Гоген проработал кочегаром всего несколько недель. Его перевели в рулевое отделение. Это было как раз тогда, когда «Жером-Наполеон», на борту которого в этот момент находились принц Наполеон и его жена, принцесса Клотильда, готовился отчалить из Тулона. Их королевские высочества в течение июня и июля совершили плавание по восточной части Средиземного моря и по Черному морю от Мальты до болгарского порта Варна, от Константинополя и Салоник до островов Киклады.

Глазам Гогена открывались все новые пейзажи. В сентябре корвет пересек Ла-Манш и по Темзе дошел до Лондона. На следующий год (это были апрель-май 1869 года) новое плавание: из Марселя «Жером-Наполеон» направился в Бастию, потом в Неаполь, оттуда в Корфу и к берегам Далмации, и дальше, по Адриатическому морю, к Триесту (родному городу принца) и Венеции[21].


Принц Наполеон и его жена принцесса Клотильда.


Военный флот разочаровал Гогена еще больше, чем торговый. Дисциплина его тяготила. Грубость товарищей отталкивала. На суше и на корабле матросы ссорились, затевали драки. Эти потасовки претили Гогену, он старался держаться от них в стороне. Но горе тому, кто вздумал бы искать с ним ссоры. Тяжелый труд, морской воздух, суровое и в то же время здоровое существование закалили его, укрепили мышцы. Среднего роста (1 метр 63 сантиметра), Гоген был хорошо сложен – узкобедрый с мощным торсом. Хотя он не любил грубости и не ввязывался в матросские побоища, он яростно защищался, если его задевали. Однажды в ответ на замечание старшины, которое он счел несправедливым, он схватил старшего по чину за шиворот и окунул головой в чан.

Эта история едва не кончилась военным трибуналом. Гогену, стяжавшему славу строптивца, пришлось прослужить 28 месяцев, прежде чем он дождался повышения – 1 июля 1870 года его произвели в матросы второй статьи.

В ту пору королевская яхта стояла в Шербуре. 3 июля она должна была выйти в плавание к мысу Норд – плавание было задумано как развлекательная прогулка, по преследовало и научные цели. Принц Наполеон уже совершил в 1856 году плавание с научной целью в арктические воды, в Гренландию. На этот раз он собирался продолжить свои наблюдения в Лапландии и на Шпицбергене в обществе нескольких ученых и своего друга Эрнеста Ренана. «Жером-Наполеон» бросил якорь в Питерхеде, чтобы оттуда направиться к берегам Норвегии. Погода стояла отличная, на редкость ясная. Корвет, делая пятнадцать узлов, прибыл 8 июля в Берген. Там путешественников ждали тревожные вести из Франции: в связи с тем, что один из Гогенцоллернов под нажимом Бисмарка заявил претензии на испанский трон, отношения Франции с Пруссией резко ухудшились.

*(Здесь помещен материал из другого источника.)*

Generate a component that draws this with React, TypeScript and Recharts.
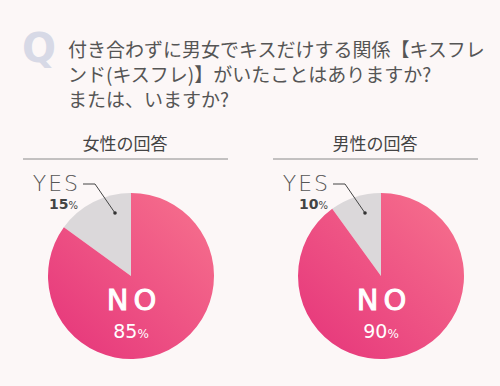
import React from 'react';
import { PieChart, Pie, Cell } from 'recharts';

const categories = ['YES', 'NO'];
const womenValues = [15, 85];
const menValues = [10, 90];
const panelTitles = ['女性の回答', '男性の回答'];
const questionLines = [
  '付き合わずに男女でキスだけする関係【キスフレ',
  'ンド(キスフレ)】がいたことはありますか?',
  'または、いますか?',
];

const womenData = categories.map((name, i) => ({ name, value: womenValues[i] }));
const menData = categories.map((name, i) => ({ name, value: menValues[i] }));

const BG = '#fcf7f7';
const TEXT = '#555555';
const GRAY = '#dbd8da';
const FONT = '"Noto Sans CJK JP", "Noto Sans", sans-serif';
const LATIN = '"DejaVu Sans", "Noto Sans", sans-serif';

const renderLabel = (props: any) => {
  const { cx, cy, name, value } = props;
  if (name === 'YES') {
    const dotX = cx - 16;
    const dotY = cy - 63;
    const lineY = cy - 92;
    const textRight = cx - 53;
    return (
      <g>
        <polyline
          points={`${cx - 48},${lineY} ${cx - 36},${lineY} ${dotX},${dotY}`}
          fill="none"
          stroke="#444"
          strokeWidth={1}
        />
        <circle cx={dotX} cy={dotY} r={1.8} fill="#333" />
        <text x={textRight + 2} y={cy - 85} textAnchor="end" fill={TEXT} fontFamily={LATIN} fontSize={22} fontWeight={300} letterSpacing={2}>
          YES
        </text>
        <text x={textRight} y={cy - 67} textAnchor="end" fill="#444" fontFamily={LATIN} fontSize={14} fontWeight={700}>
          {value}
          <tspan fontSize={10} fontWeight={400}>%</tspan>
        </text>
      </g>
    );
  }
  return (
    <g>
      <text x={cx + 3} y={cy + 34} textAnchor="middle" fill="#ffffff" stroke="#ffffff" strokeWidth={1} fontFamily={LATIN} fontSize={29} fontWeight={400} letterSpacing={5}>
        NO
      </text>
      <text x={cx} y={cy + 62} textAnchor="middle" fill="#ffffff" fontFamily={LATIN} fontSize={19} fontWeight={400}>
        {value}
        <tspan fontSize={12}>%</tspan>
      </text>
    </g>
  );
};

export default function App() {
  return (
    <div style={{ position: 'fixed', left: 0, top: 0, width: 500, height: 386, background: BG, overflow: 'hidden' }}>
      <svg width={500} height={386} style={{ position: 'absolute', left: 0, top: 0 }}>
        <text x={22} y={62} fill="#d7d9e6" fontFamily={LATIN} fontSize={40} fontWeight={700}>
          Q
        </text>
        {questionLines.map((line, i) => (
          <text key={i} x={68} y={57 + i * 25} fill={TEXT} fontFamily={FONT} fontSize={19} fontWeight={400}>
            {line}
          </text>
        ))}
        {panelTitles.map((t, i) => (
          <g key={t}>
            <text x={125 + i * 250} y={150} textAnchor="middle" fill="#444" fontFamily={FONT} fontSize={17}>
              {t}
            </text>
            <line x1={23 + i * 250} x2={228 + i * 250} y1={159} y2={159} stroke="#8a8a8a" strokeWidth={1} />
          </g>
        ))}
      </svg>
      <div style={{ position: 'absolute', left: 0, top: 0 }}>
        <PieChart width={500} height={386}>
          <defs>
            <linearGradient id="pinkGrad" x1="0" y1="1" x2="1" y2="0">
              <stop offset="0%" stopColor="#e5337a" />
              <stop offset="100%" stopColor="#f7738e" />
            </linearGradient>
          </defs>
          <Pie
            data={womenData}
            dataKey="value"
            nameKey="name"
            cx={126}
            cy={271}
            outerRadius={83}
            startAngle={90}
            endAngle={450}
            stroke="none"
            isAnimationActive={false}
            label={renderLabel}
            labelLine={false}
          >
            {womenData.map((d) => (
              <Cell key={d.name} fill={d.name === 'YES' ? GRAY : 'url(#pinkGrad)'} />
            ))}
          </Pie>
          <Pie
            data={menData}
            dataKey="value"
            nameKey="name"
            cx={376}
            cy={271}
            outerRadius={83}
            startAngle={90}
            endAngle={450}
            stroke="none"
            isAnimationActive={false}
            label={renderLabel}
            labelLine={false}
          >
            {menData.map((d) => (
              <Cell key={d.name} fill={d.name === 'YES' ? GRAY : 'url(#pinkGrad)'} />
            ))}
          </Pie>
        </PieChart>
      </div>
    </div>
  );
}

Принц Жером, слишком поверхностный, чтобы быть по-настоящему честолюбивым, все-таки испытывал некоторую досаду, что не добился успеха ни на каком поприще. На его выходки уже никто не обращал внимания, но он со свойственной ему непосредственностью открыто и яростно критиковал политику своего двоюродного брата, императора, которого он именовал «олухом». Война? «Они на это не пойдут», – объявил принц. И «Жером-Наполеон» продолжал плавание. Вечером 13 июля он пересек полярный круг.

Снеговые горы, водопады, низвергающиеся со склонов в море, острова с причудливо изрезанными берегами, над которыми стаями взлетают гаги, непрерывно меняющиеся свет и воздух – все это вызывало восторг путешественников, совершенно позабывших о том, что происходит в мире. 14 июля яхта подошла к острову Тромсе. Несмотря на тревожную депешу, полученную им в этот день, принц упорствовал в своем намерении увидеть «Великие льды». Но депеши следовали одна за другой.

17 июля в шесть утра принц узнал, что война с Пруссией неизбежна. Он дал приказ отчаливать. «Куда мы держим путь, ваше высочество?» – «В Шарантон!» – завопил принц, в ярости расхаживая по палубе. Это был один из тех черных дней, когда, по выражению некоторых придворных, «он смахивал на Виттелиуса»[22]. Прибежавшему Ренану он заявил: «Это их последняя глупость, других они уже не наделают!»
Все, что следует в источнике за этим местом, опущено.